Tally the lines with the word "that" and report the number alone.

→ Source code of charts
-=-=-=-=-
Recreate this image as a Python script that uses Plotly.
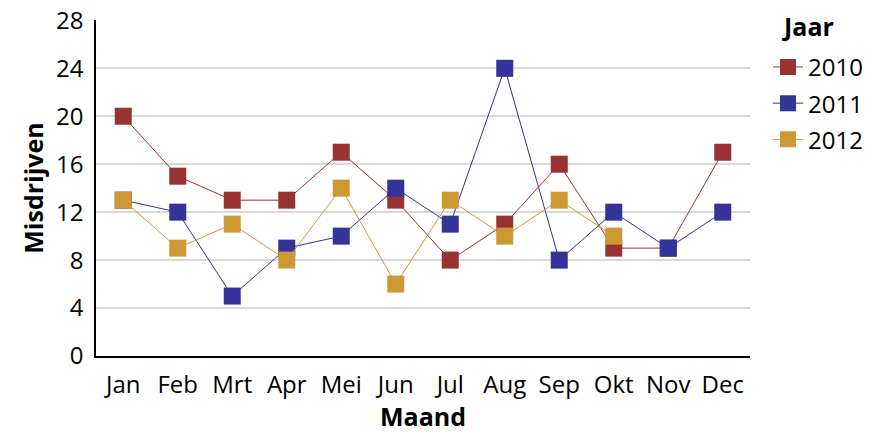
import plotly.graph_objects as go

maanden = ["Jan", "Feb", "Mrt", "Apr", "Mei", "Jun", "Jul", "Aug", "Sep", "Okt", "Nov", "Dec"]
v2010 = [20, 15, 13, 13, 17, 13, 8, 11, 16, 9, 9, 17]
v2011 = [13, 12, 5, 9, 10, 14, 11, 24, 8, 12, 9, 12]
v2012 = [13, 9, 11, 8, 14, 6, 13, 10, 13, 10, None, None]
y_ticks = [0, 4, 8, 12, 16, 20, 24, 28]

series = [("2010", v2010, "#993333"), ("2011", v2011, "#333399"), ("2012", v2012, "#CC9933")]

fig = go.Figure()
for name, vals, col in series:
    fig.add_trace(go.Scatter(
        x=maanden, y=vals, name=name, mode="lines+markers",
        line=dict(color=col, width=1),
        marker=dict(symbol="square", size=17, color=col),
        connectgaps=False, legendgroup=name,
    ))

font = "Open Sans, Noto Sans, sans-serif"
fig.update_layout(
    width=879, height=433,
    margin=dict(l=96, r=129, t=20, b=77, autoexpand=False),
    plot_bgcolor="white", paper_bgcolor="white",
    font=dict(family=font, size=24, color="black"),
    xaxis=dict(
        type="category", range=[-0.5, 11.5],
        showline=True, linecolor="black", linewidth=1.5,
        showgrid=False, ticks="", tickfont=dict(size=24),
        ticklabelstandoff=6,
        title=dict(text="<b>Maand</b>", font=dict(size=25), standoff=0),
        automargin=False,
    ),
    yaxis=dict(
        range=[0, 28.03], tickvals=y_ticks,
        showline=True, linecolor="black", linewidth=1.5,
        showgrid=True, gridcolor="#D9D9D9", gridwidth=1.5,
        zeroline=False, ticks="", tickfont=dict(size=24),
        ticklabelstandoff=6, ticklabeloverflow="allow",
        title=dict(text="<b>Misdrijven</b>", font=dict(size=25), standoff=5),
        automargin=False,
    ),
    legend=dict(
        x=1.0275, xanchor="left", y=0.926, yanchor="top",
        font=dict(size=24), tracegroupgap=2,
        bgcolor="rgba(0,0,0,0)",
    ),
    annotations=[dict(
        text="<b>Jaar</b>", xref="paper", yref="paper",
        x=1.0459, y=0.982, xanchor="left", yanchor="middle",
        showarrow=False, font=dict(size=25),
    )],
)

fig.write_html(
    "out.html",
    config={"displayModeBar": False},
    post_script="document.body.style.margin='0';document.body.style.overflow='hidden';",
)
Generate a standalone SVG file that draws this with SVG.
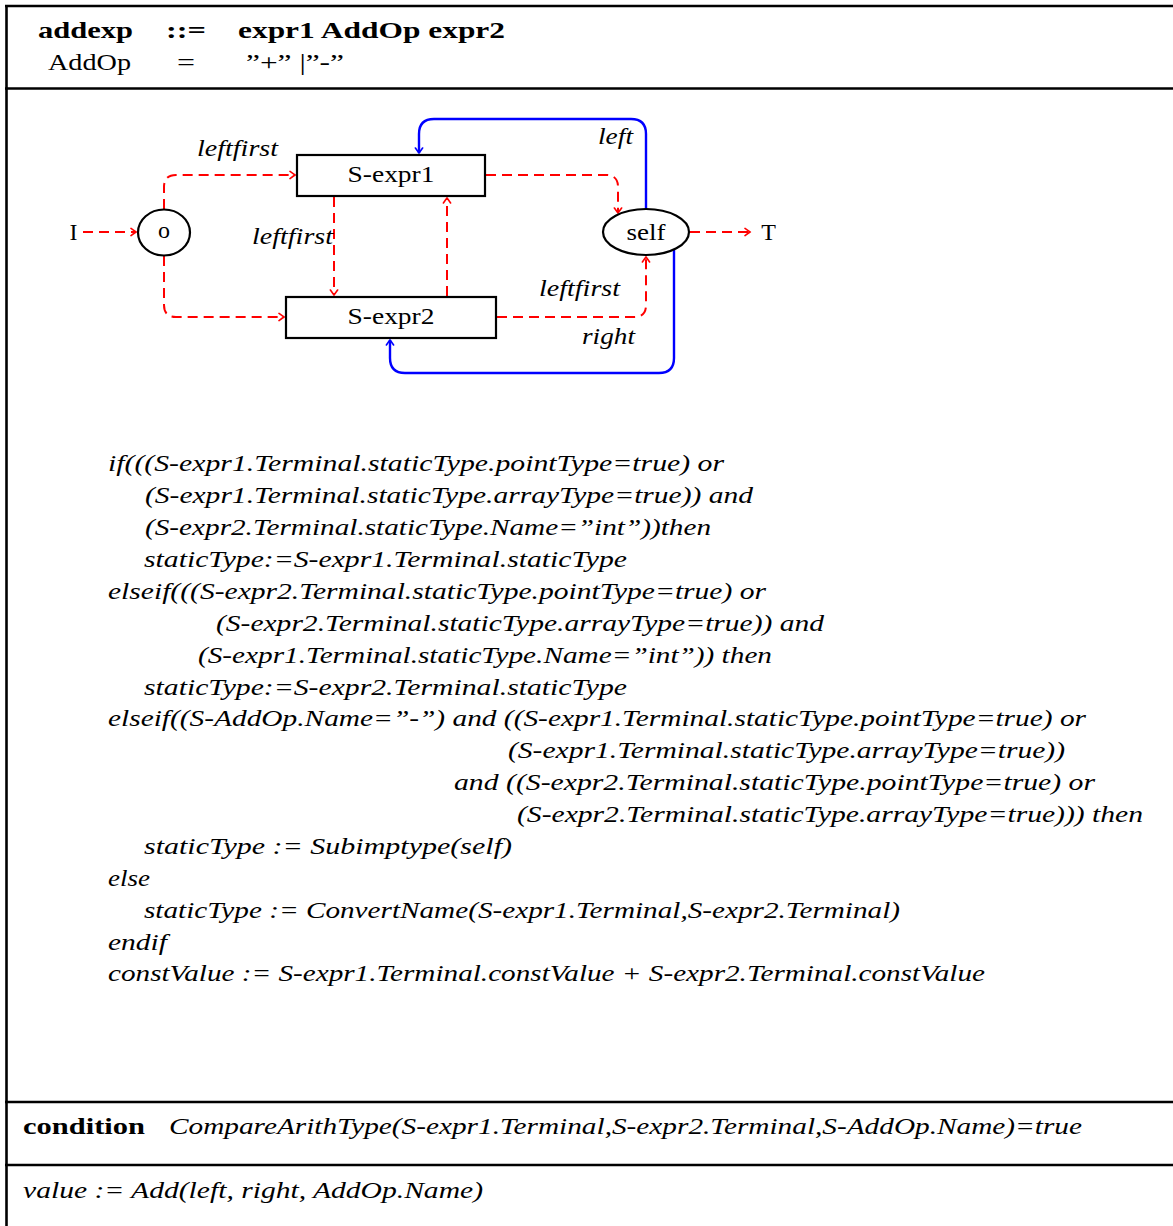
-=-=-=-=-
→ Solution for this exercise
2